Cooks Illustrated also advises to use a 5- to 8-quart Dutch oven with a tight-fitting lid. They say, “If using a 5-quart pot, do not cook a chicken larger than 5 pounds”. They also suggest using foil to place tightly over the pot and under the lid to keep the juices in, but I am not comfortable cooking with foil so I have removed this step, but still find I have plenty of pan juices to pour over my chicken when I serve.
Please note, this is not a dish that will yield a crispy, succulent skin. It’s benefit is the flavor as it is slow cooked at low heat in its own juices. The skin is a little more on the soggy side, but where the skin lacks, the flavor makes up for it. Use the best chicken you can find, such as a free range, organic, locally pastured chicken or ideally locally pastured and organic bird.
The amount of jus (remaining pan juices) will vary depending on the size of the chicken; season it with about ¼ teaspoon lemon juice for every ¼ cup jus or simmer it a bit with 2 tablespoons of dry white wine. I have modified America’s Test Kitchen’s best version of this recipe and have made it a little bit more “Amanda Love” style. Thank you to America’s Test Kitchen for inspiring this recipe. Enjoy and Happy Cooking!
Note: If you want to crisp up your skin a bit, remove the lid, brush chicken with a bit of olive oil or fat of choice and place back in over at 400 degrees for 5-10 minutes until skin is browned.
- 1 whole roasting chicken (4½ to 5 pounds), giblets removed, wings tucked in
- 2 teaspoons good salt
- ¼ teaspoon ground black or white pepper
- 2 tablespoons butter, ghee, coconut oil, lard, beef tallow, chicken fat or duck fat
- 1 small onion, diced (about ½ cup)
- 1 small stalk celery, diced (about ¼ cup)
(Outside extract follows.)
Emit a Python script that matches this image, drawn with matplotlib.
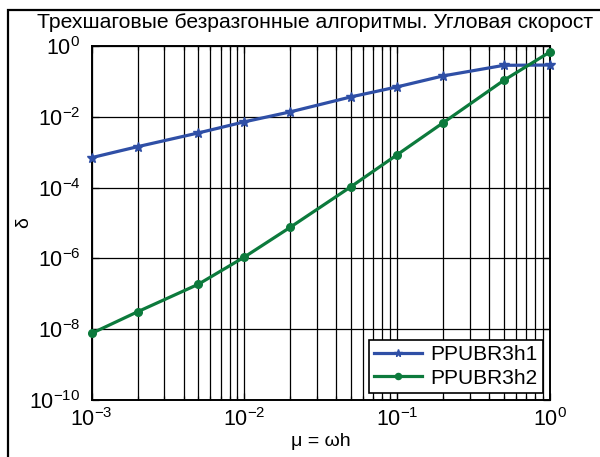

- 1 carrot - diced (about ¼ cup)
- 6 medium garlic cloves, skin removed but left whole
- 1 bay leaf
- 1 medium sprig fresh rosemary; left on stem (optional)
- 2 tablespoons dry white wine
- ½ - 1 teaspoon juice from 1 lemon (optional)
- Adjust oven rack to lowest position and heat oven to 250 degrees.
- Wash and pat chicken dry with paper towels and season with salt and pepper (making sure the chicken is completely dry is a very essential step for proper browning).
- Heat fat in large Dutch oven over medium heat.
- Add chicken breast-side down; scatter onion, celery, carrot, garlic, bay leaf, and rosemary around chicken.
- Cook until breast is lightly browned, about 5-7 minutes.
- Using a wooden spoon or tongs inserted into cavity of bird, flip chicken breast-side up and cook until chicken and vegetables are well browned, 6 to 8 minutes. Stir veggies occasionally while they cook.
- Remove Dutch oven from heat; cover tightly with lid.
- Transfer pot to oven and cook until instant-read thermometer registers 160 degrees when inserted in thickest part of breast and 175 degrees in thickest part of thigh, 80 to 110 minutes.
- Transfer chicken to carving board, tent with foil, and rest 20 minutes.
- Meanwhile, strain chicken juices from pot through fine-mesh strainer into fat separator, pressing on solids to extract liquid; discard solids (you should have about ¾ cup juices).
- Allow liquid to settle 5 minutes, then pour into saucepan and set over low heat. Add white wine and allow to simmer for 1-2 minutes until alcohol evaporates. Alternatively, instead of wine, you can also add lemon juice to jus right before serving.
- Carve chicken, adding any accumulated juices to saucepan.
- Serve chicken, passing jus at table.